眼科疾患・手術
網膜硝子体疾患
網膜剥離
どんな病気
網膜が眼球壁から何らかの理由により剥がれてしまっている疾患です。裂孔原性網膜剥離、牽引性網膜剥離、滲出性網膜剥離の3種類があります。
1 裂孔原性網膜剥離
網膜剥離の中で最も多く見られるもので、加齢や外傷などにより、網膜に孔ができ、そこから眼内にある水分が網膜の下に入りこむことで発生します。剥がれた網膜は栄養が行き渡らないため、その機能が低下します。その場合は、手術で網膜を元の位置に復位させても視力低下の後遺症を残すことがあります。当ページで詳しく解説します。
眼底写真(手術前)
耳上側に網膜裂孔(矢印)を認める。網膜は全剥離している
OCT画像(手術前)
黄斑部の剥離を認める
眼底写真(手術後)
裂孔(矢印)は閉鎖し網膜は復位している
OCT画像(手術後)
黄斑部は復位している
2 牽引性網膜剥離
硝子体の牽引や、眼内に形成された増殖膜により網膜が牽引され剥離する疾患です。

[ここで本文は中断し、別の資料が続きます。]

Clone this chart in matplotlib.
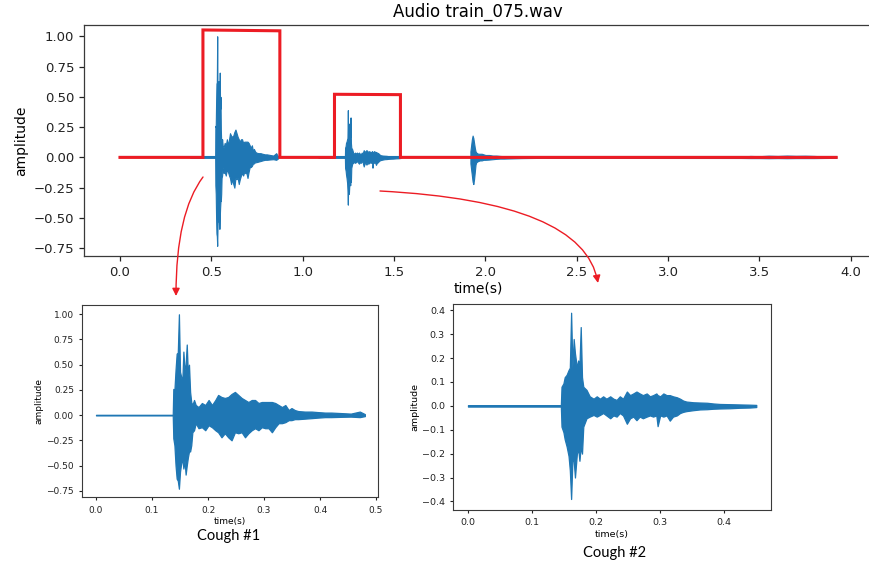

増殖性硝子体網膜症や糖尿病網膜症で見られることがあります。
3 滲出性網膜剥離
網膜内や脈絡膜側から水分が滲みでて網膜が剥離する疾患です。ぶどう膜炎などで見られることがあります。
治療
網膜裂孔のみで剥離がない場合、または剥離範囲が比較的狭い場合はレーザーで治療できることもありますが、基本的には手術が必要になることが多いです。黄斑部が剥離してしまうと視力低下、歪視の後遺症が残ることがあるため、早期の手術が必要です。
手術
手術方法は、目の外側から治療する強膜バックリング術と内側から治療する硝子体手術の2つがあります。詳しくは各ページを参照ください。
予後
手術による初回復位率は90%程度とされています。再剥離をきたした場合は再手術が必要です。重症例は増殖硝子体網膜症と呼ばれ、網膜上に増殖膜を形成し、網膜復位を妨げており、難治です。複数回の手術を経ても、失明してしまう可能性もあります。また、網膜復位が得られても、黄斑部が剥離していた場合は視力低下や歪視などの後遺症が残ることがあります。